### Given instruction
Copy all of the material word for word, except for the pictures.

START Data excerpt

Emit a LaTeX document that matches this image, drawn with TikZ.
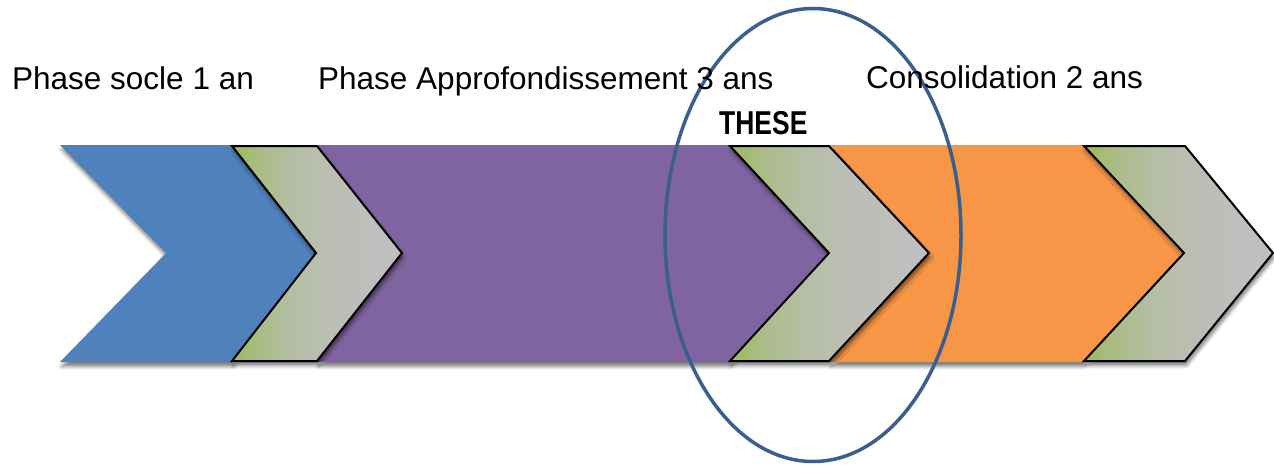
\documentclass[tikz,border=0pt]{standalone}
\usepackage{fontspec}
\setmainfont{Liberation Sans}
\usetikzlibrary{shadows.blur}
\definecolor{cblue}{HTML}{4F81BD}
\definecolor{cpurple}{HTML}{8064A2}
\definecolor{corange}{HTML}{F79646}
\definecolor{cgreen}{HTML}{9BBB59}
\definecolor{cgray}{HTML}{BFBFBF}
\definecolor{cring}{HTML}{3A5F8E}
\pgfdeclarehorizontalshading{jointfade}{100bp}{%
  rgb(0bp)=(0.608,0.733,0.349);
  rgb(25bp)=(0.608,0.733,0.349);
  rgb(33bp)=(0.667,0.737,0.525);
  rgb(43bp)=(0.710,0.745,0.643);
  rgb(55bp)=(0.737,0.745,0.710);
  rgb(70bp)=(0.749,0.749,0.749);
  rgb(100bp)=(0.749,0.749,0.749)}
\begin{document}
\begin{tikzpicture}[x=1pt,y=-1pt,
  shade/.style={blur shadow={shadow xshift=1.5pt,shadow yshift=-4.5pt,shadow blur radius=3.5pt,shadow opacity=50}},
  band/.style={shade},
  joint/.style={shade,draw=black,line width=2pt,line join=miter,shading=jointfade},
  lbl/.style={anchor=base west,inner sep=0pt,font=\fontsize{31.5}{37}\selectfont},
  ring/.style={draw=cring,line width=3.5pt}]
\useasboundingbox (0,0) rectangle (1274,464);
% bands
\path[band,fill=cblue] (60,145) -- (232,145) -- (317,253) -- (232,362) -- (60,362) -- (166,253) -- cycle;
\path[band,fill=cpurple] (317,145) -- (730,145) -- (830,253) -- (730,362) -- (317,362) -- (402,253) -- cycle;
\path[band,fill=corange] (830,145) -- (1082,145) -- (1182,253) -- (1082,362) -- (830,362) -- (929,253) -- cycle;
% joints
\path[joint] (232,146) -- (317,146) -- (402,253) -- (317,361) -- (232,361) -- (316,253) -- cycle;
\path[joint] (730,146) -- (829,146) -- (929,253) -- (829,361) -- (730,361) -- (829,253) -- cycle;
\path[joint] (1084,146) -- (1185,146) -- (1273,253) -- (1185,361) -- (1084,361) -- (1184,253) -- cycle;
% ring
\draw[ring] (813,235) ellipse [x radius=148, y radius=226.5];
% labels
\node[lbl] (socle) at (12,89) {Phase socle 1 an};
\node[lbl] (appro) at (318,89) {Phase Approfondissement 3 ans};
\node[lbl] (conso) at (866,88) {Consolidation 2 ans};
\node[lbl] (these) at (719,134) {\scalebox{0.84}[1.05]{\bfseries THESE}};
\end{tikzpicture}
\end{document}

END Data excerpt

### Output for this task
Emit a LaTeX document that matches this image, drawn with TikZ.
\documentclass[tikz,border=0pt]{standalone}
\usepackage{fontspec}
\setmainfont{Liberation Sans}
\usetikzlibrary{shadows.blur}
\definecolor{cblue}{HTML}{4F81BD}
\definecolor{cpurple}{HTML}{8064A2}
\definecolor{corange}{HTML}{F79646}
\definecolor{cgreen}{HTML}{9BBB59}
\definecolor{cgray}{HTML}{BFBFBF}
\definecolor{cring}{HTML}{3A5F8E}
\pgfdeclarehorizontalshading{jointfade}{100bp}{%
  rgb(0bp)=(0.608,0.733,0.349);
  rgb(25bp)=(0.608,0.733,0.349);
  rgb(33bp)=(0.667,0.737,0.525);
  rgb(43bp)=(0.710,0.745,0.643);
  rgb(55bp)=(0.737,0.745,0.710);
  rgb(70bp)=(0.749,0.749,0.749);
  rgb(100bp)=(0.749,0.749,0.749)}
\begin{document}
\begin{tikzpicture}[x=1pt,y=-1pt,
  shade/.style={blur shadow={shadow xshift=1.5pt,shadow yshift=-4.5pt,shadow blur radius=3.5pt,shadow opacity=50}},
  band/.style={shade},
  joint/.style={shade,draw=black,line width=2pt,line join=miter,shading=jointfade},
  lbl/.style={anchor=base west,inner sep=0pt,font=\fontsize{31.5}{37}\selectfont},
  ring/.style={draw=cring,line width=3.5pt}]
\useasboundingbox (0,0) rectangle (1274,464);
% bands
\path[band,fill=cblue] (60,145) -- (232,145) -- (317,253) -- (232,362) -- (60,362) -- (166,253) -- cycle;
\path[band,fill=cpurple] (317,145) -- (730,145) -- (830,253) -- (730,362) -- (317,362) -- (402,253) -- cycle;
\path[band,fill=corange] (830,145) -- (1082,145) -- (1182,253) -- (1082,362) -- (830,362) -- (929,253) -- cycle;
% joints
\path[joint] (232,146) -- (317,146) -- (402,253) -- (317,361) -- (232,361) -- (316,253) -- cycle;
\path[joint] (730,146) -- (829,146) -- (929,253) -- (829,361) -- (730,361) -- (829,253) -- cycle;
\path[joint] (1084,146) -- (1185,146) -- (1273,253) -- (1185,361) -- (1084,361) -- (1184,253) -- cycle;
% ring
\draw[ring] (813,235) ellipse [x radius=148, y radius=226.5];
% labels
\node[lbl] (socle) at (12,89) {Phase socle 1 an};
\node[lbl] (appro) at (318,89) {Phase Approfondissement 3 ans};
\node[lbl] (conso) at (866,88) {Consolidation 2 ans};
\node[lbl] (these) at (719,134) {\scalebox{0.84}[1.05]{\bfseries THESE}};
\end{tikzpicture}
\end{document}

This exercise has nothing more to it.